Bernstein could just as easily have been talking about Britain, where the highly precarious economic position of a large chunk of the working population already hangs heavily over the next election. Typical wages have been flat or falling for nearly a decade. Home ownership has moved out of the reach of a fast-growing swath of the working population, and rents are climbing fast. Fewer than half of employees are in an employer’s pension scheme, a figure that drops to a third in the private sector. A worryingly high proportion of households are so drenched in debt they risk going underwater when interest rates eventually return to normal levels.

Of course, some things get lost in translation in any comparison with the US. There, the middle class has always had a hazier and more inclusive feel, lacking the social affectations and exclusivity that the term is freighted with in the UK. (Consequently British political leaders continually strain to find the right language, whether it be “hard-working families”, “the squeezed middle”, “strivers” and – remember this one? – “alarm clock Britain“.) Nor have low- and middle-income households – let’s sidestep the “class” word – experienced the severity of wage squeeze, or the recent collapse in house prices, that has afflicted their US counterparts. And, mercifully, the NHS removes one of the most brutal sources of American insecurity as well as alleviating the downward pressure on wages that employer-based healthcare generates.

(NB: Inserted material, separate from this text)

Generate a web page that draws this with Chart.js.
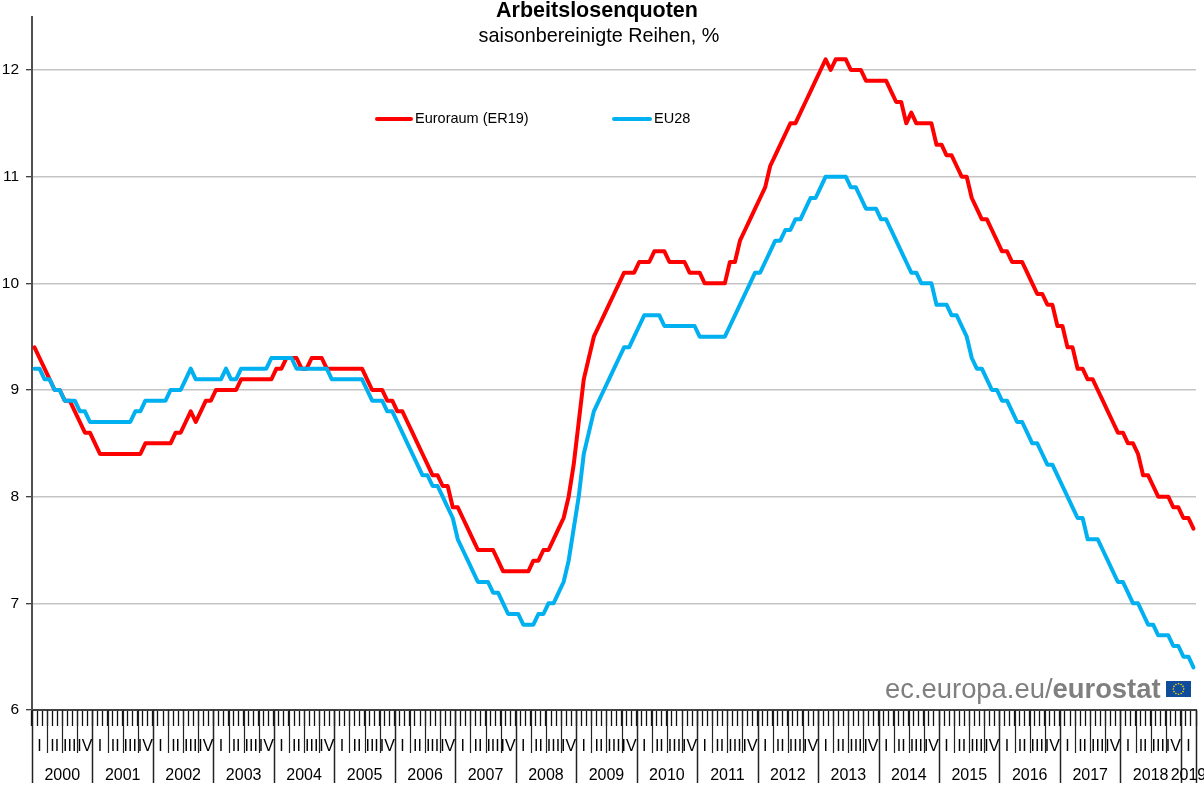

For all these differences there will nonetheless be intense pressure here, as in the US, for a pragmatic and plausible plan for higher living standards. The risk is that limited resources – and imaginations – result in some of the favoured myths of contemporary politics being recycled as answers.

Let’s hope not. A “modern industrial policy” may well be vital for a more balanced and export-oriented economy, but it will never result in significant rises in manufacturing employment or lead us to steady wage growth in our service-dominated economy. First-time buyer schemes will bring cheer to the lucky few who benefit, but aren’t any sort of replacement for the massive housebuilding programme so desperately needed. And, yes, there’s a role for efficiency drives in government, but please let’s not pretend they will reduce the need for tax rises or spending cuts.

It’s hardly a surprise that the rhetoric of a presidential campaign – even in world-weary 2012 – soars above hum-drum policy. And make no mistake, if Obama succeeds in defying the plight of other post-crisis incumbents by winning in November, it will be a historic feat. But the cold reality is that the middle-class families he talks about so passionately have been going backwards. Should he secure a second term, it will take Rooseveltian policy ambition to re-wire US capitalism so that the middle class rises along with GDP.

As with the Clinton-Blair era, elements of whatever agenda emerges will find an echo here. For better or worse the fate of the US middle class is likely to reveal something about what is in store for Britain.